An aftershock has rocked the earthquake zone in Sichuan province, shaking a huge lake formed by the quake nearly one month ago and threatening to engulf more than one million people downstream.

The earthquake, on 12 May, formed more than 30 "quake lakes" after landslides blocked rivers, raising fears that flooding could be the region's next biblical and epic disaster.

Aftershocks are still rocking Sichuan. The magnitude of yesterday's 20-second tremor was unknown, although the United States Geological Survey reported a 5.0 magnitude earthquake at the exact same time, with its epicentre located 70 kilometres north-west (44 miles) of earthquake-battered Mianyang.

Landslides, which were responsible for much of the earthquake damage in the worst-affected places such as Beichuan, have continued to plague the mountainous region, sending large boulders crashing down the slopes.
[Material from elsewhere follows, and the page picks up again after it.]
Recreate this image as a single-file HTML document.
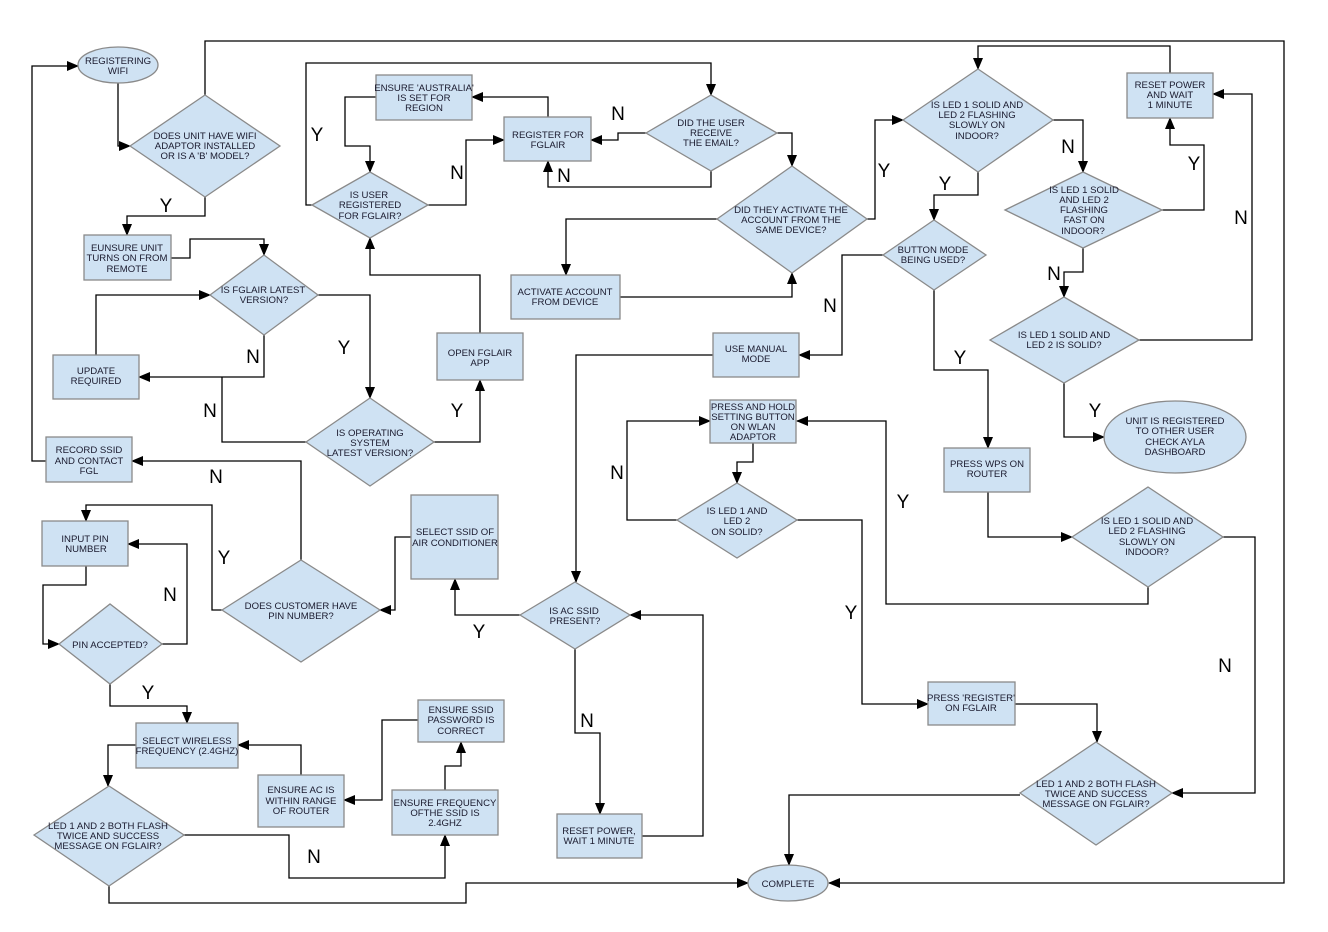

The largest lake is the Tangjiashan lake, where 220 million cubic metres of water behind the lake's natural mud-and-rock dam rose to 2,440 feet above sea level at one point, a perilous half-metre from the sluice, according to local reports.

It's a mammoth task for the soldiers of the People's Liberation Army, who are clambering around laden with dynamite or carrying handheld rocket launchers trying to blow up houses and large rocks to help speed the flow of water into a channel they started digging last week. Other troops were digging a second channel on the other side of the dam. However, the lake has continued to swell over the past few days in heavy rainfall.

More than 69,000 people have been confirmed dead in the quake so far, which has left at least five million people homeless. There are still 18,000 people missing.

Before the aftershock, the Xinhua news agency reported that drainage work had been going smoothly, but it also issued grim reminders of the effect that previous disastrous "quake lakes" had. A number of the lakes burst their banks weeks after powerful earthquakes hit the same area in 1786 and 1933, both killing several times more people than those who died directly from the tremors.

"Construction of the lake's drainage projects goes on well, but the lake remains dangerous for hundreds of thousands of people downstream," said General Ge Zhenfeng, supervising the relief work. "It will take us a few days to eliminate the potential danger."

About 1.3 million people live downriver of the lake and a quarter of a million people have already been evacuated from Beichuan, Mianyang and Jiangyou, adding to the millions already displaced.